## AIM
Take the material below and retype it in full; pictures are left out.

## COLLECTED MATERIAL
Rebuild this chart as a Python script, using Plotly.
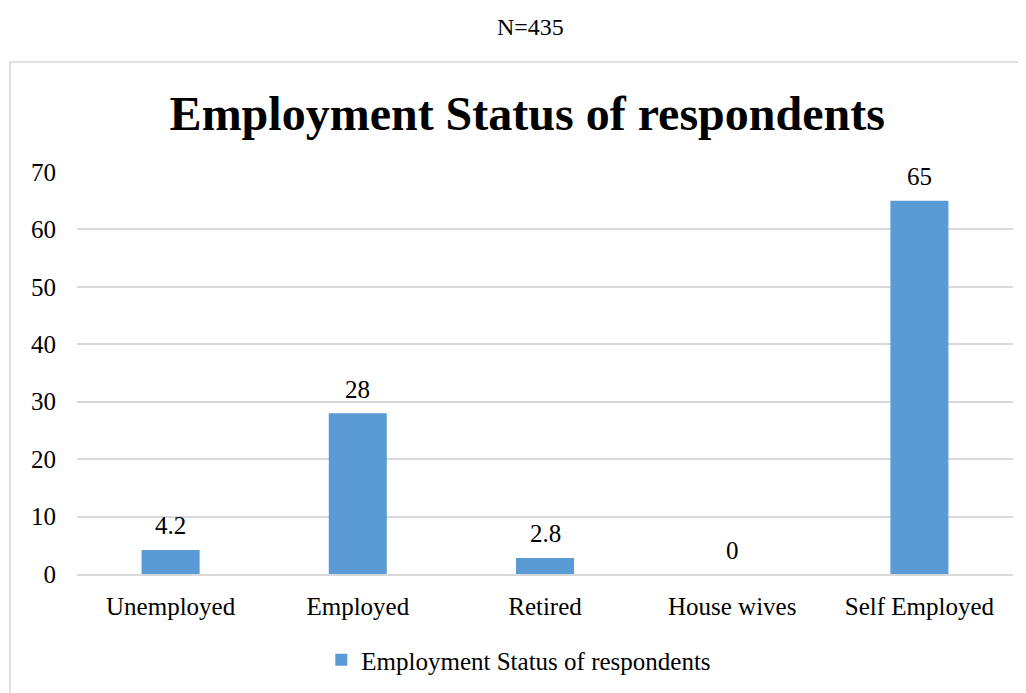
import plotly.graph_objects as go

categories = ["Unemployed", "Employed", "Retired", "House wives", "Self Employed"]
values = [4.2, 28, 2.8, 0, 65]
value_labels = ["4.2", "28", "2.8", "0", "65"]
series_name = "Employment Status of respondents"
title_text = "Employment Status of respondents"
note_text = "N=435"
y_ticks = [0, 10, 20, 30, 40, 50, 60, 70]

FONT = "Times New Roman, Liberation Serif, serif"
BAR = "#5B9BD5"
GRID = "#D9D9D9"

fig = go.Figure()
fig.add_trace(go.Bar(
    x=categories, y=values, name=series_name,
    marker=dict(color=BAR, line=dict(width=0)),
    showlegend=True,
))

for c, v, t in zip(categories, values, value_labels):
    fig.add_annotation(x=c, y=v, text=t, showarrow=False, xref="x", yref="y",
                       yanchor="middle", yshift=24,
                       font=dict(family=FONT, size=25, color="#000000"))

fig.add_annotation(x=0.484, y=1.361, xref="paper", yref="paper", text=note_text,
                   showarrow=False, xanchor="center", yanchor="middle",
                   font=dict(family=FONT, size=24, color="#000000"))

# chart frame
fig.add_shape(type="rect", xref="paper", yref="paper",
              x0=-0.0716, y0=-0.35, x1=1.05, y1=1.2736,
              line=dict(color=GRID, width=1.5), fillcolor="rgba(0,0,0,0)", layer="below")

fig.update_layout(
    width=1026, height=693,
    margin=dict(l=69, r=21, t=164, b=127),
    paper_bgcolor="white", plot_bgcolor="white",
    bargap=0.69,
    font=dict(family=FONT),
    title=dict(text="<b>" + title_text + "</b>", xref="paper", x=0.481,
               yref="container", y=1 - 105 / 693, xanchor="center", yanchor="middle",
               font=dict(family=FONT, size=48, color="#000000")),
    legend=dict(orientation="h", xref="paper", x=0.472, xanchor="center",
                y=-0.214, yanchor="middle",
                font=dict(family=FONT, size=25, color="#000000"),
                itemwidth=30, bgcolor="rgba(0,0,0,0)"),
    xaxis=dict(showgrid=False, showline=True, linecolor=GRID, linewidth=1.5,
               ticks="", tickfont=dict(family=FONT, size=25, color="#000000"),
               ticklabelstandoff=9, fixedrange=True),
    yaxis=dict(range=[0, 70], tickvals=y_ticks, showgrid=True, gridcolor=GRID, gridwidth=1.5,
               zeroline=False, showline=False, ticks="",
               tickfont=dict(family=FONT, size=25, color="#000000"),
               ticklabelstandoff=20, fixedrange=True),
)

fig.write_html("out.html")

## PROBLEM SOLUTION
Rebuild this chart as a Python script, using Plotly.
import plotly.graph_objects as go

categories = ["Unemployed", "Employed", "Retired", "House wives", "Self Employed"]
values = [4.2, 28, 2.8, 0, 65]
value_labels = ["4.2", "28", "2.8", "0", "65"]
series_name = "Employment Status of respondents"
title_text = "Employment Status of respondents"
note_text = "N=435"
y_ticks = [0, 10, 20, 30, 40, 50, 60, 70]

FONT = "Times New Roman, Liberation Serif, serif"
BAR = "#5B9BD5"
GRID = "#D9D9D9"

fig = go.Figure()
fig.add_trace(go.Bar(
    x=categories, y=values, name=series_name,
    marker=dict(color=BAR, line=dict(width=0)),
    showlegend=True,
))

for c, v, t in zip(categories, values, value_labels):
    fig.add_annotation(x=c, y=v, text=t, showarrow=False, xref="x", yref="y",
                       yanchor="middle", yshift=24,
                       font=dict(family=FONT, size=25, color="#000000"))

fig.add_annotation(x=0.484, y=1.361, xref="paper", yref="paper", text=note_text,
                   showarrow=False, xanchor="center", yanchor="middle",
                   font=dict(family=FONT, size=24, color="#000000"))

# chart frame
fig.add_shape(type="rect", xref="paper", yref="paper",
              x0=-0.0716, y0=-0.35, x1=1.05, y1=1.2736,
              line=dict(color=GRID, width=1.5), fillcolor="rgba(0,0,0,0)", layer="below")

fig.update_layout(
    width=1026, height=693,
    margin=dict(l=69, r=21, t=164, b=127),
    paper_bgcolor="white", plot_bgcolor="white",
    bargap=0.69,
    font=dict(family=FONT),
    title=dict(text="<b>" + title_text + "</b>", xref="paper", x=0.481,
               yref="container", y=1 - 105 / 693, xanchor="center", yanchor="middle",
               font=dict(family=FONT, size=48, color="#000000")),
    legend=dict(orientation="h", xref="paper", x=0.472, xanchor="center",
                y=-0.214, yanchor="middle",
                font=dict(family=FONT, size=25, color="#000000"),
                itemwidth=30, bgcolor="rgba(0,0,0,0)"),
    xaxis=dict(showgrid=False, showline=True, linecolor=GRID, linewidth=1.5,
               ticks="", tickfont=dict(family=FONT, size=25, color="#000000"),
               ticklabelstandoff=9, fixedrange=True),
    yaxis=dict(range=[0, 70], tickvals=y_ticks, showgrid=True, gridcolor=GRID, gridwidth=1.5,
               zeroline=False, showline=False, ticks="",
               tickfont=dict(family=FONT, size=25, color="#000000"),
               ticklabelstandoff=20, fixedrange=True),
)

fig.write_html("out.html")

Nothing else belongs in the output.